I guess the birds leave them alone but most birds here are either small tits and sparrows or massive great Storks!

Beersmith:
Thanks.  Interesting stuff.

pumkinlover:
How bizzare that the snails find the hottest and most open place. That said they do climb up windows and other surfaces here, though not in quite as many numbers. Odd that they are not predated on other than the local publicans.

Obelixx:
Gardeners here tend to have munching machines to break up stems and small branches to make a woody mulch they put on their borders.  Much finer than chipped bark.  The council beds have the same and it seems to work well judging by how good the municipal plantings look on roundabouts and so on.   
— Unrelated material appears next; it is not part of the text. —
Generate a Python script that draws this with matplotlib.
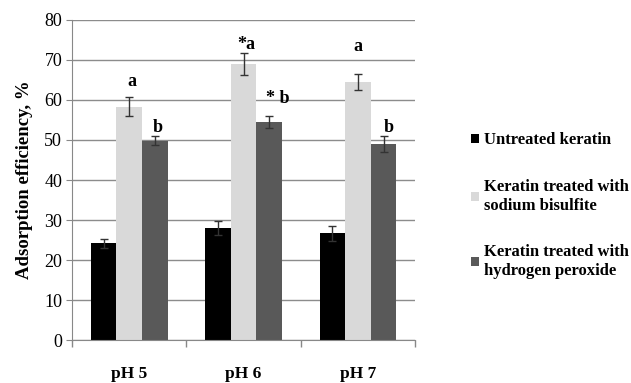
import matplotlib
matplotlib.use("Agg")
import matplotlib.pyplot as plt
import numpy as np

categories = ["pH 5", "pH 6", "pH 7"]
series_names = ["Untreated keratin", "Keratin treated with\nsodium bisulfite",
                "Keratin treated with\nhydrogen peroxide"]
untreated = [24.2, 28.0, 26.7]
untreated_err = [1.1, 1.8, 1.9]
bisulfite = [58.3, 69.0, 64.5]
bisulfite_err = [2.4, 2.8, 2.0]
peroxide = [49.8, 54.5, 48.9]
peroxide_err = [1.1, 1.5, 2.0]
bisulfite_labels = ["a", "*a", "a"]
peroxide_labels = ["b", "* b", "b"]
colors = ["#000000", "#d9d9d9", "#595959"]

# label placement (style): centre heights in axis units, x shift in bar widths
bis_label_y = [64.5, 73.8, 73.3]
per_label_y = [53.2, 60.3, 53.2]
bis_label_dx = [0.1, 0.12, 0.0]
per_label_dx = [0.12, 0.35, 0.18]

plt.rcParams['font.family'] = ['Liberation Serif', 'DejaVu Serif']

fig = plt.figure(figsize=(6.31, 3.83), dpi=100)
ax = fig.add_axes([0.114, 0.112, 0.544, 0.836])

x = np.arange(len(categories))
w = 0.224
vals = [untreated, bisulfite, peroxide]
errs = [untreated_err, bisulfite_err, peroxide_err]
for i, (v, e) in enumerate(zip(vals, errs)):
    ax.bar(x + (i - 1) * w, v, w, color=colors[i], label=series_names[i], zorder=2,
           yerr=e, error_kw=dict(ecolor="#333333", elinewidth=1, capsize=2.6, capthick=1, zorder=3))

for xi, ly, dx, lab in zip(x, bis_label_y, bis_label_dx, bisulfite_labels):
    ax.text(xi + dx * w, ly, lab, ha="center", va="center", fontsize=13, fontweight="bold")
for xi, ly, dx, lab in zip(x, per_label_y, per_label_dx, peroxide_labels):
    ax.text(xi + w + dx * w, ly, lab, ha="center", va="center", fontsize=13, fontweight="bold")

ax.set_xlim(-0.5, 2.5)
ax.set_ylim(0, 80)
ax.set_yticks(np.arange(0, 81, 10))
ax.set_xticks(x)
ax.set_xticklabels(categories, fontsize=12.5, fontweight="bold")
ax.set_xticks([-0.5, 0.5, 1.5, 2.5], minor=True)
ax.tick_params(axis="x", which="major", length=0, pad=19)
ax.tick_params(axis="x", which="minor", length=5, color="#888888", width=1)
ax.tick_params(axis="y", length=4, color="#888888", labelsize=13, pad=3)
ax.set_ylabel("Adsorption efficiency, %", fontsize=13.5, fontweight="bold", labelpad=8)
ax.yaxis.grid(True, color="#8c8c8c", linewidth=1, zorder=0)
ax.set_axisbelow(True)
for s in ["top", "right"]:
    ax.spines[s].set_visible(False)
ax.spines["left"].set_color("#888888")
ax.spines["bottom"].set_color("#888888")

leg = fig.legend(loc="upper left", bbox_to_anchor=(0.728, 0.685), frameon=False,
                 prop=dict(size=12, weight="bold"), handlelength=0.5, handleheight=0.5,
                 handletextpad=0.3, labelspacing=1.85, borderpad=0.2)

fig.savefig("out.png", dpi=100)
We don't have enough of that so I use chipped bark on the permanent beds and in the veg plot I hide a seep hose under it in the soft fruit bed and trust to the foliage of the squashes and dahlias to keep the sun off the seep hose in their bed.   Tomatoes and chillies in the polytunnel also have a seep hose.

We grow all our brassicas under nets to keep off both chooks and butterflies and that acts as a bit of a sunscreen too so less baking.

A friend of mine whose garden is next to the Marais Poitevin which comes all the way up to the coast here has those snails too.  The ones we get here are the more usual ones seen in restaurants.  I feed them to the chooks or lob them across the road into the hedgerow or else just crush them.